Given instruction:
Write every line of the material out exactly as shown.

Source excerpt:
--- BEGIN ---

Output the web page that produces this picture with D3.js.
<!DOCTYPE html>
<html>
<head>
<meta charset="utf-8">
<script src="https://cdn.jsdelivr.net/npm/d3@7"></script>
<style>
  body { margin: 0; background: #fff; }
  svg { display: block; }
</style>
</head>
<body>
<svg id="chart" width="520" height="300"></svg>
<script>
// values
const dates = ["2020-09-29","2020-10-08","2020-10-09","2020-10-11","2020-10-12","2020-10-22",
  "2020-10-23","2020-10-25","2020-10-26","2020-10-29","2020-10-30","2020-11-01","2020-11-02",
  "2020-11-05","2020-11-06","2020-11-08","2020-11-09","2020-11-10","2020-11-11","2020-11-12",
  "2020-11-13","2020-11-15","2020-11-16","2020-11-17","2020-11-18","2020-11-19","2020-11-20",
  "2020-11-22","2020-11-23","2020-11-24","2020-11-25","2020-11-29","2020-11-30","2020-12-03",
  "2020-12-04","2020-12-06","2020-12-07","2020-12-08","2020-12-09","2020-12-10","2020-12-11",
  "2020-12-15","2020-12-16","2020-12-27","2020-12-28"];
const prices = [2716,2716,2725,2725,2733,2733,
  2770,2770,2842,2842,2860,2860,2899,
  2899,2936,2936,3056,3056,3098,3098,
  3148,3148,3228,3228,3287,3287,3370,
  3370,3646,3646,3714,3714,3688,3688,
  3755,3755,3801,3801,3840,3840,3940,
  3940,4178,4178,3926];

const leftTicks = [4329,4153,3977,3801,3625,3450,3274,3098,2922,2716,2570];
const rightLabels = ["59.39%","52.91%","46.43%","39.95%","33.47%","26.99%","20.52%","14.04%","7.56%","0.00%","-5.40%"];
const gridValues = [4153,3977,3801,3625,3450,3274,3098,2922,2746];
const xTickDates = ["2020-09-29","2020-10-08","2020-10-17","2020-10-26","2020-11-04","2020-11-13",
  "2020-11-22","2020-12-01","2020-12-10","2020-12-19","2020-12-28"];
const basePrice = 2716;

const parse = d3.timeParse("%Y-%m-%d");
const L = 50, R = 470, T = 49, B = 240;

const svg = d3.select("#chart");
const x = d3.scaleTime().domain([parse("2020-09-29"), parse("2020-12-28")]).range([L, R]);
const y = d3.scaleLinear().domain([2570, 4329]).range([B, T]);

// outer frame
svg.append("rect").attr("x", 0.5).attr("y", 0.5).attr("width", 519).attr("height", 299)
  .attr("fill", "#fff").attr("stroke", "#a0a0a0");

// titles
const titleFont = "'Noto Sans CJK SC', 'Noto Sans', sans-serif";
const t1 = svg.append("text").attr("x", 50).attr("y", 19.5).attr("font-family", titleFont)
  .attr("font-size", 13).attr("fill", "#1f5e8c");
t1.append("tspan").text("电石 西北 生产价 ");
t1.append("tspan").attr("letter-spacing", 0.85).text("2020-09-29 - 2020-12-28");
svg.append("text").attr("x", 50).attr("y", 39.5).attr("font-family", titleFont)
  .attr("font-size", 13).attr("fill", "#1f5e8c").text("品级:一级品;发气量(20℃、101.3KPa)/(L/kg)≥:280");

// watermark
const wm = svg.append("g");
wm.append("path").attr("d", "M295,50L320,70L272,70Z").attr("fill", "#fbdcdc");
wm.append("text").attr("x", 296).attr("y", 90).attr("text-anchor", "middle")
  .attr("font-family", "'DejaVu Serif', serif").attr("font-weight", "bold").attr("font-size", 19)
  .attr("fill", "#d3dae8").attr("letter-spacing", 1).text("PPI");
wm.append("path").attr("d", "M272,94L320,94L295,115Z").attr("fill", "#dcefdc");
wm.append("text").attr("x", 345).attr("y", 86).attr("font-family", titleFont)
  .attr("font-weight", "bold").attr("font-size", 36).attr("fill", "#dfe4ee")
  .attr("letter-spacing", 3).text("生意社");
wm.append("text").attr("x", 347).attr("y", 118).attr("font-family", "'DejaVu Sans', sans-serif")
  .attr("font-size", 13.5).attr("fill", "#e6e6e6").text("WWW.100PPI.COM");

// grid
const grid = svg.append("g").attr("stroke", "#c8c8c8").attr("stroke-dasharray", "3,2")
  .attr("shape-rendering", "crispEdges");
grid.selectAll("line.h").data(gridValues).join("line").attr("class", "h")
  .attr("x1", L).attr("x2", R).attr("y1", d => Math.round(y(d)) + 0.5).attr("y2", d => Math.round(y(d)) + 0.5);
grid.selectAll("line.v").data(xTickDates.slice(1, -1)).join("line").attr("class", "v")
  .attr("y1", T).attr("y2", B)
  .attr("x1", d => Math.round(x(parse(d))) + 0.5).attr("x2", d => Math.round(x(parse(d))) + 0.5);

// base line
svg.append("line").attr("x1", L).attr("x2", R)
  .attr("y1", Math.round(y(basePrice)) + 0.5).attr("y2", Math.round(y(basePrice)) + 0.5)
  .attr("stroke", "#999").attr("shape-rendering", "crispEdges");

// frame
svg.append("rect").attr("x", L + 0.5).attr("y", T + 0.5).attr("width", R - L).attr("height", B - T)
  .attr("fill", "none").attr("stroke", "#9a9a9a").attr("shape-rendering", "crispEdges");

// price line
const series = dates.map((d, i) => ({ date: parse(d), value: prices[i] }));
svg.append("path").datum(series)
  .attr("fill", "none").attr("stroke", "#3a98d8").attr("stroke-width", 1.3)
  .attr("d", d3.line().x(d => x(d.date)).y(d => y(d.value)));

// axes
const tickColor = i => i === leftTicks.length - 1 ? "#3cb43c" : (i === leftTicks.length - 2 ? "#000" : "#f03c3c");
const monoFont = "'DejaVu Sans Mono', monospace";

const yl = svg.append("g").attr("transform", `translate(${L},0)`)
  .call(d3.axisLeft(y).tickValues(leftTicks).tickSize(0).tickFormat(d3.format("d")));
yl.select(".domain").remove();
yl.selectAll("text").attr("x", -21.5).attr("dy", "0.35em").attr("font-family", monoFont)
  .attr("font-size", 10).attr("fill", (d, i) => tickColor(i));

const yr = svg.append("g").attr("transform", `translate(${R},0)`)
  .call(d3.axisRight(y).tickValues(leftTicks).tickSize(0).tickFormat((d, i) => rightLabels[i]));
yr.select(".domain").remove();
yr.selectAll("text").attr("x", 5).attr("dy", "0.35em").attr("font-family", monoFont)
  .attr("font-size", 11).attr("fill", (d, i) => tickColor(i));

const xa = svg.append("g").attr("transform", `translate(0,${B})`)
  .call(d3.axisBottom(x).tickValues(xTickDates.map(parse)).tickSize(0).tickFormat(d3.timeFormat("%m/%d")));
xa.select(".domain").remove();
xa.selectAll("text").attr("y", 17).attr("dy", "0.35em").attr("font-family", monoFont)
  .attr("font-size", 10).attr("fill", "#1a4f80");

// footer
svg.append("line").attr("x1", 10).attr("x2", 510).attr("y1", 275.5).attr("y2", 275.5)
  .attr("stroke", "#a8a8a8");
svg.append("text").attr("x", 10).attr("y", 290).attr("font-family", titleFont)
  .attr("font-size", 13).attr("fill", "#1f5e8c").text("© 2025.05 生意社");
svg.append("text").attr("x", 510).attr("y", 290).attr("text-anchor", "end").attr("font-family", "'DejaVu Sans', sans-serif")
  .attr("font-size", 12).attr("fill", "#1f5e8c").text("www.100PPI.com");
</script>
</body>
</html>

--- END ---

Answer:
Output the web page that produces this picture with D3.js.
<!DOCTYPE html>
<html>
<head>
<meta charset="utf-8">
<script src="https://cdn.jsdelivr.net/npm/d3@7"></script>
<style>
  body { margin: 0; background: #fff; }
  svg { display: block; }
</style>
</head>
<body>
<svg id="chart" width="520" height="300"></svg>
<script>
// values
const dates = ["2020-09-29","2020-10-08","2020-10-09","2020-10-11","2020-10-12","2020-10-22",
  "2020-10-23","2020-10-25","2020-10-26","2020-10-29","2020-10-30","2020-11-01","2020-11-02",
  "2020-11-05","2020-11-06","2020-11-08","2020-11-09","2020-11-10","2020-11-11","2020-11-12",
  "2020-11-13","2020-11-15","2020-11-16","2020-11-17","2020-11-18","2020-11-19","2020-11-20",
  "2020-11-22","2020-11-23","2020-11-24","2020-11-25","2020-11-29","2020-11-30","2020-12-03",
  "2020-12-04","2020-12-06","2020-12-07","2020-12-08","2020-12-09","2020-12-10","2020-12-11",
  "2020-12-15","2020-12-16","2020-12-27","2020-12-28"];
const prices = [2716,2716,2725,2725,2733,2733,
  2770,2770,2842,2842,2860,2860,2899,
  2899,2936,2936,3056,3056,3098,3098,
  3148,3148,3228,3228,3287,3287,3370,
  3370,3646,3646,3714,3714,3688,3688,
  3755,3755,3801,3801,3840,3840,3940,
  3940,4178,4178,3926];

const leftTicks = [4329,4153,3977,3801,3625,3450,3274,3098,2922,2716,2570];
const rightLabels = ["59.39%","52.91%","46.43%","39.95%","33.47%","26.99%","20.52%","14.04%","7.56%","0.00%","-5.40%"];
const gridValues = [4153,3977,3801,3625,3450,3274,3098,2922,2746];
const xTickDates = ["2020-09-29","2020-10-08","2020-10-17","2020-10-26","2020-11-04","2020-11-13",
  "2020-11-22","2020-12-01","2020-12-10","2020-12-19","2020-12-28"];
const basePrice = 2716;

const parse = d3.timeParse("%Y-%m-%d");
const L = 50, R = 470, T = 49, B = 240;

const svg = d3.select("#chart");
const x = d3.scaleTime().domain([parse("2020-09-29"), parse("2020-12-28")]).range([L, R]);
const y = d3.scaleLinear().domain([2570, 4329]).range([B, T]);

// outer frame
svg.append("rect").attr("x", 0.5).attr("y", 0.5).attr("width", 519).attr("height", 299)
  .attr("fill", "#fff").attr("stroke", "#a0a0a0");

// titles
const titleFont = "'Noto Sans CJK SC', 'Noto Sans', sans-serif";
const t1 = svg.append("text").attr("x", 50).attr("y", 19.5).attr("font-family", titleFont)
  .attr("font-size", 13).attr("fill", "#1f5e8c");
t1.append("tspan").text("电石 西北 生产价 ");
t1.append("tspan").attr("letter-spacing", 0.85).text("2020-09-29 - 2020-12-28");
svg.append("text").attr("x", 50).attr("y", 39.5).attr("font-family", titleFont)
  .attr("font-size", 13).attr("fill", "#1f5e8c").text("品级:一级品;发气量(20℃、101.3KPa)/(L/kg)≥:280");

// watermark
const wm = svg.append("g");
wm.append("path").attr("d", "M295,50L320,70L272,70Z").attr("fill", "#fbdcdc");
wm.append("text").attr("x", 296).attr("y", 90).attr("text-anchor", "middle")
  .attr("font-family", "'DejaVu Serif', serif").attr("font-weight", "bold").attr("font-size", 19)
  .attr("fill", "#d3dae8").attr("letter-spacing", 1).text("PPI");
wm.append("path").attr("d", "M272,94L320,94L295,115Z").attr("fill", "#dcefdc");
wm.append("text").attr("x", 345).attr("y", 86).attr("font-family", titleFont)
  .attr("font-weight", "bold").attr("font-size", 36).attr("fill", "#dfe4ee")
  .attr("letter-spacing", 3).text("生意社");
wm.append("text").attr("x", 347).attr("y", 118).attr("font-family", "'DejaVu Sans', sans-serif")
  .attr("font-size", 13.5).attr("fill", "#e6e6e6").text("WWW.100PPI.COM");

// grid
const grid = svg.append("g").attr("stroke", "#c8c8c8").attr("stroke-dasharray", "3,2")
  .attr("shape-rendering", "crispEdges");
grid.selectAll("line.h").data(gridValues).join("line").attr("class", "h")
  .attr("x1", L).attr("x2", R).attr("y1", d => Math.round(y(d)) + 0.5).attr("y2", d => Math.round(y(d)) + 0.5);
grid.selectAll("line.v").data(xTickDates.slice(1, -1)).join("line").attr("class", "v")
  .attr("y1", T).attr("y2", B)
  .attr("x1", d => Math.round(x(parse(d))) + 0.5).attr("x2", d => Math.round(x(parse(d))) + 0.5);

// base line
svg.append("line").attr("x1", L).attr("x2", R)
  .attr("y1", Math.round(y(basePrice)) + 0.5).attr("y2", Math.round(y(basePrice)) + 0.5)
  .attr("stroke", "#999").attr("shape-rendering", "crispEdges");

// frame
svg.append("rect").attr("x", L + 0.5).attr("y", T + 0.5).attr("width", R - L).attr("height", B - T)
  .attr("fill", "none").attr("stroke", "#9a9a9a").attr("shape-rendering", "crispEdges");

// price line
const series = dates.map((d, i) => ({ date: parse(d), value: prices[i] }));
svg.append("path").datum(series)
  .attr("fill", "none").attr("stroke", "#3a98d8").attr("stroke-width", 1.3)
  .attr("d", d3.line().x(d => x(d.date)).y(d => y(d.value)));

// axes
const tickColor = i => i === leftTicks.length - 1 ? "#3cb43c" : (i === leftTicks.length - 2 ? "#000" : "#f03c3c");
const monoFont = "'DejaVu Sans Mono', monospace";

const yl = svg.append("g").attr("transform", `translate(${L},0)`)
  .call(d3.axisLeft(y).tickValues(leftTicks).tickSize(0).tickFormat(d3.format("d")));
yl.select(".domain").remove();
yl.selectAll("text").attr("x", -21.5).attr("dy", "0.35em").attr("font-family", monoFont)
  .attr("font-size", 10).attr("fill", (d, i) => tickColor(i));

const yr = svg.append("g").attr("transform", `translate(${R},0)`)
  .call(d3.axisRight(y).tickValues(leftTicks).tickSize(0).tickFormat((d, i) => rightLabels[i]));
yr.select(".domain").remove();
yr.selectAll("text").attr("x", 5).attr("dy", "0.35em").attr("font-family", monoFont)
  .attr("font-size", 11).attr("fill", (d, i) => tickColor(i));

const xa = svg.append("g").attr("transform", `translate(0,${B})`)
  .call(d3.axisBottom(x).tickValues(xTickDates.map(parse)).tickSize(0).tickFormat(d3.timeFormat("%m/%d")));
xa.select(".domain").remove();
xa.selectAll("text").attr("y", 17).attr("dy", "0.35em").attr("font-family", monoFont)
  .attr("font-size", 10).attr("fill", "#1a4f80");

// footer
svg.append("line").attr("x1", 10).attr("x2", 510).attr("y1", 275.5).attr("y2", 275.5)
  .attr("stroke", "#a8a8a8");
svg.append("text").attr("x", 10).attr("y", 290).attr("font-family", titleFont)
  .attr("font-size", 13).attr("fill", "#1f5e8c").text("© 2025.05 生意社");
svg.append("text").attr("x", 510).attr("y", 290).attr("text-anchor", "end").attr("font-family", "'DejaVu Sans', sans-serif")
  .attr("font-size", 12).attr("fill", "#1f5e8c").text("www.100PPI.com");
</script>
</body>
</html>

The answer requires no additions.